-- start --
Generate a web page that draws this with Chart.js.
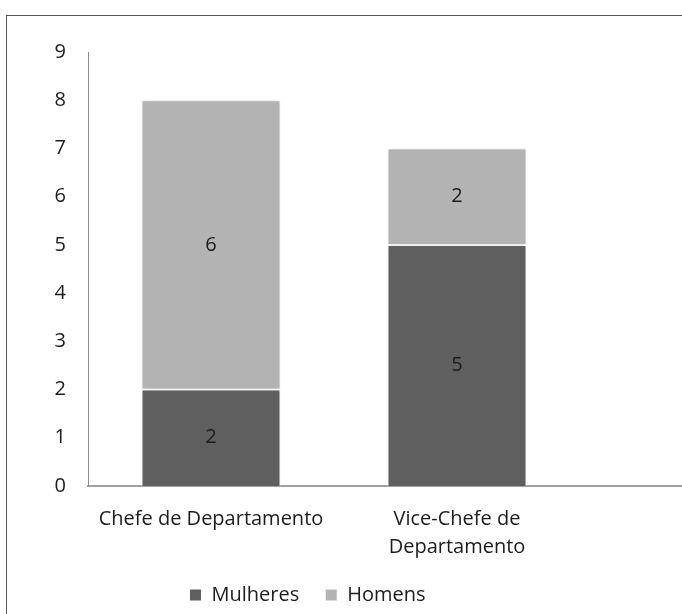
<!DOCTYPE html>
<html><head><meta charset="utf-8">
<script src="https://cdn.jsdelivr.net/npm/chart.js@4.4.0/dist/chart.umd.min.js"></script>
<style>
html,body{margin:0;padding:0;background:#fff;overflow:hidden;width:682px;height:614px;}
#frame{position:absolute;left:6px;top:15px;border:1px solid #555;width:860px;height:640px;}
canvas{display:block;}
</style></head><body>
<div id="frame"><canvas id="c" width="840" height="600"></canvas></div>
<script>
const categories = ['Chefe de Departamento', ['Vice-Chefe de', 'Departamento'], ''];
const seriesNames = ['Mulheres', 'Homens'];
const mulheres = [2, 5, null];
const homens = [6, 2, null];
const yMin = 0, yMax = 9, yStep = 1;

const FONT = 'Open Sans';
const TEXT = '#1c1c1c';
const FS = 20;

const barShadow = {
  id: 'barShadow',
  beforeDatasetsDraw(chart) { const c = chart.ctx; c.save(); c.shadowColor = 'rgba(0,0,0,0.18)'; c.shadowBlur = 5; },
  afterDatasetsDraw(chart) { chart.ctx.restore(); }
};
const valueLabels = {
  id: 'valueLabels',
  afterDatasetsDraw(chart) {
    const ctx = chart.ctx; ctx.save();
    ctx.font = FS + 'px "' + FONT + '"'; ctx.fillStyle = TEXT; ctx.textAlign = 'center'; ctx.textBaseline = 'middle';
    chart.data.datasets.forEach((ds, i) => {
      chart.getDatasetMeta(i).data.forEach((el, j) => {
        const v = ds.data[j]; if (v == null) return;
        const p = el.getProps(['x', 'y', 'base'], true);
        ctx.fillText(String(v), p.x, (p.y + p.base) / 2);
      });
    });
    ctx.restore();
  }
};
const legendPos = {
  id: 'legendPos',
  afterUpdate(chart) { const l = chart.legend; if (!l) return; l.left = 0; l.right = 601; l.width = 601; }
};

new Chart(document.getElementById('c'), {
  type: 'bar',
  data: {
    labels: categories,
    datasets: [
      { label: seriesNames[0], data: mulheres, backgroundColor: '#5f5f5f', borderColor: '#ffffff', borderWidth: 1, borderSkipped: 'bottom', barPercentage: 0.565, categoryPercentage: 1 },
      { label: seriesNames[1], data: homens, backgroundColor: '#b3b3b3', borderColor: '#ffffff', borderWidth: 1, borderSkipped: false, barPercentage: 0.565, categoryPercentage: 1 }
    ]
  },
  options: {
    responsive: false, animation: false,
    layout: { padding: { left: 0, right: 21, top: 36, bottom: 1 } },
    plugins: {
      legend: { position: 'bottom', labels: { boxWidth: 12, boxHeight: 12, padding: 26, color: TEXT, font: { family: FONT, size: FS } } },
      tooltip: { enabled: false }
    },
    scales: {
      x: {
        stacked: true,
        grid: { display: false, drawTicks: false },
        border: { display: true, color: '#a0a0a0', width: 2 },
        ticks: { padding: 19, color: TEXT, autoSkip: false, maxRotation: 0, font: { family: FONT, size: FS, lineHeight: 1.4 } },
        afterFit(s) { s.height = 73; }
      },
      y: {
        stacked: true, min: yMin, max: yMax,
        grid: { display: false, drawTicks: false },
        border: { display: true, color: '#8c8c8c', width: 1 },
        ticks: { stepSize: yStep, padding: 22, color: TEXT, font: { family: FONT, size: FS } },
        afterFit(s) { s.width = 81; }
      }
    }
  },
  plugins: [barShadow, valueLabels, legendPos]
});
</script>
</body></html>
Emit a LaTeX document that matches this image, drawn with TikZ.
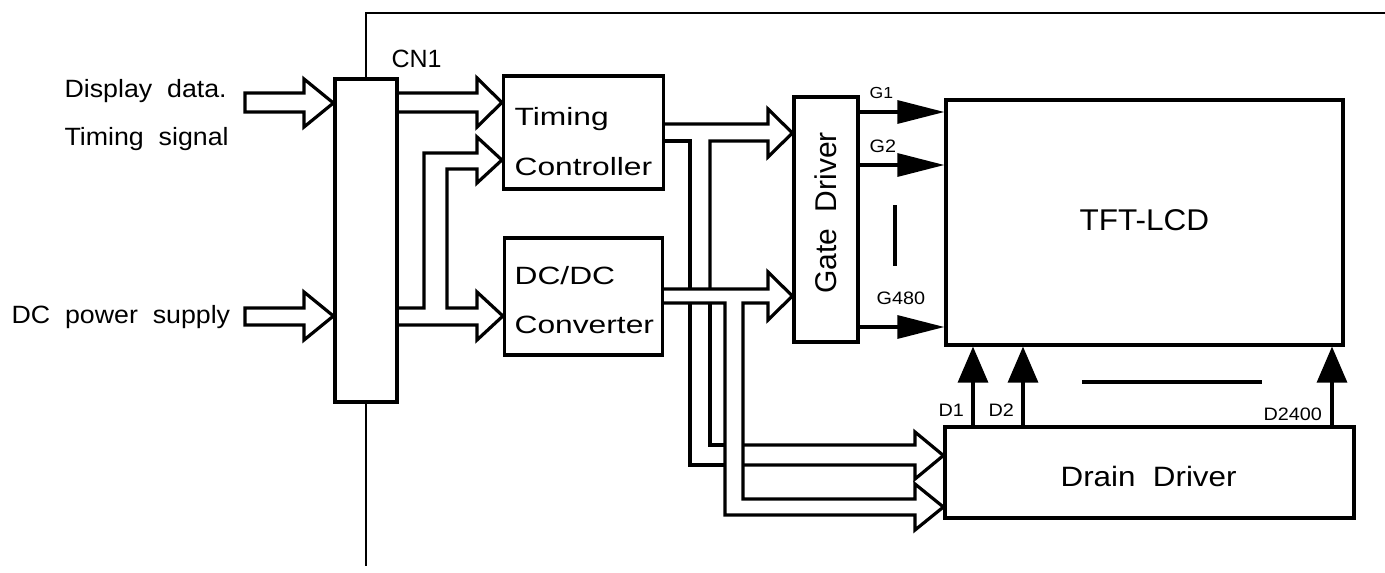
\documentclass[tikz,border=0pt]{standalone}
\usepackage{fontspec}
\setmainfont{Liberation Sans}
\newfontfamily\fside[FakeStretch=1.07]{Liberation Sans}
\newfontfamily\fblk[FakeStretch=1.27]{Liberation Sans}
\newfontfamily\fsml[FakeStretch=1.1]{Liberation Sans}
\newfontfamily\fdrn[FakeStretch=1.12]{Liberation Sans}
\newfontfamily\flcd[FakeStretch=1.05]{Liberation Sans}
\usetikzlibrary{arrows.meta}
\begin{document}
\begin{tikzpicture}[x=1pt,y=-1pt,line width=3.2pt,
  blk/.style={draw,inner sep=0pt},
  lbl/.style={inner sep=0pt,anchor=base west},
  bus/.style={line join=miter},
  frame/.style={line width=2.8pt},
  garrow/.style={-{Triangle[length=47pt,width=23pt]}},
  darrow/.style={-{Triangle[length=36pt,width=30pt]}},
  sidefont/.style={font=\fside\fontsize{25}{30}\selectfont},
  blkfont/.style={font=\fblk\fontsize{25}{30}\selectfont},
  smlfont/.style={font=\fsml\fontsize{18}{22}\selectfont}]
\useasboundingbox (0,0) rectangle (1385,573);

% boxes
\node[blk,minimum width=62pt,minimum height=323pt] (cn1) at (366,240.5) {};
\node[blk,minimum width=160pt,minimum height=113pt] (tc) at (583.5,132.5) {};
\node[blk,minimum width=158pt,minimum height=117pt] (dc) at (583.5,296.5) {};
\node[blk,minimum width=64pt,minimum height=245pt] (gd) at (826,219.5) {};
\node[blk,minimum width=397pt,minimum height=245pt] (lcd) at (1144.5,222.5) {};
\node[blk,minimum width=409pt,minimum height=91pt] (dd) at (1149.5,472.5) {};

% outer frame
\coordinate (ftop) at (1385,13);
\coordinate (fbot) at (366,566);
\draw[frame] (cn1.north) -- (cn1.north |- ftop) -- (ftop);
\draw[frame] (cn1.south) -- (fbot);

% input block arrows
\draw[bus] (cn1.west |- 0,103) -- (304,79) -- (304,93) -- (245,93) -- (245,112) -- (304,112) -- (304,127) -- cycle;
\draw[bus] (cn1.west |- 0,316) -- (304,292) -- (304,308) -- (245,308) -- (245,325) -- (304,325) -- (304,340) -- cycle;

% CN1 -> Timing Controller (top)
\draw[bus] (cn1.east |- 0,93) -- (477,93) -- (477,78) -- (tc.west |- 0,102.5) -- (477,127) -- (477,112) -- (cn1.east |- 0,112);
% CN1 -> Timing Controller (lower) and DC/DC
\draw[bus] (cn1.east |- 0,308) -- (424,308) -- (424,153) -- (477,153) -- (477,137) -- (tc.west |- 0,160) -- (477,183) -- (477,169) -- (447,169) -- (447,308) -- (477,308) -- (477,292) -- (dc.west |- 0,316) -- (477,340) -- (477,325) -- (cn1.east |- 0,325);

% Timing Controller -> Gate Driver and down to Drain Driver
\draw[bus] (tc.east |- 0,124) -- (768,124) -- (768,109) -- (gd.west |- 0,133) -- (768,157) -- (768,141) -- (710,141) -- (710,289);
\draw[bus] (tc.east |- 0,141) -- (690,141) -- (690,289);
\draw[bus] (690,303) -- (690,465) -- (725,465);
\draw[bus] (710,303) -- (710,445) -- (725,445);
\draw[bus] (743,445) -- (915,445) -- (915,432) -- (dd.west |- 0,455.5) -- (915,479) -- (915,465) -- (743,465);

% DC/DC -> Gate Driver and Drain Driver
\draw[bus] (dc.east |- 0,289) -- (768,289) -- (768,272) -- (gd.west |- 0,296) -- (768,320) -- (768,303) -- (743,303) -- (743,499) -- (915,499) -- (915,484) -- (dd.west |- 0,507) -- (915,530) -- (915,515) -- (725,515) -- (725,303) -- (dc.east |- 0,303);

% gate lines
\draw[garrow] (gd.east |- 0,112) -- (lcd.west |- 0,112);
\draw[garrow] (gd.east |- 0,165) -- (lcd.west |- 0,165);
\draw[garrow] (gd.east |- 0,327) -- (lcd.west |- 0,327);
\draw (895,205) -- (895,266);

% drain lines
\draw[darrow] (dd.north -| 973,0) -- (lcd.south -| 973,0);
\draw[darrow] (dd.north -| 1023,0) -- (lcd.south -| 1023,0);
\draw[darrow] (dd.north -| 1332,0) -- (lcd.south -| 1332,0);
\draw (1082,382) -- (1262,382);

% texts
\node[lbl,sidefont] (tdisp) at (63,97) {Display\ \ data.};
\node[lbl,sidefont] (ttim) at (63,145) {Timing\ \ signal};
\node[lbl,sidefont] (tdcp) at (10,323) {DC\ \ power\ \ supply};
\node[lbl,font=\fontsize{25}{30}\selectfont] (tcn) at (390,67) {CN1};
\node[lbl,blkfont] (ttc1) at (513,125) {Timing};
\node[lbl,blkfont] (ttc2) at (513,175) {Controller};
\node[lbl,blkfont] (tdc1) at (513,284) {DC/DC};
\node[lbl,blkfont] (tdc2) at (513,333) {Converter};
\node[inner sep=0pt,rotate=90,font=\fontsize{30}{36}\selectfont] (tgd) at (826,213) {Gate\ \ Driver};
\node[lbl,font=\flcd\fontsize{30}{36}\selectfont] (tlcd) at (1078,230) {TFT-LCD};
\node[lbl,font=\fdrn\fontsize{28}{34}\selectfont] (tdd) at (1059,486) {Drain\ \ Driver};
\node[lbl,font=\fsml\fontsize{16}{20}\selectfont] (tg1) at (868,98) {G1};
\node[lbl,smlfont] (tg2) at (868,152) {G2};
\node[lbl,smlfont] (tg480) at (875,304) {G480};
\node[lbl,smlfont] (td1) at (937,416) {D1};
\node[lbl,smlfont] (td2) at (987,416) {D2};
\node[lbl,smlfont] (td2400) at (1262,420) {D2400};
\end{tikzpicture}
\end{document}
-- end --
WORK TO DO >> Find "this". Copy every line it occurs in.

TASK ANSWER >>
Generate a web page that draws this with Chart.js.
Emit a LaTeX document that matches this image, drawn with TikZ.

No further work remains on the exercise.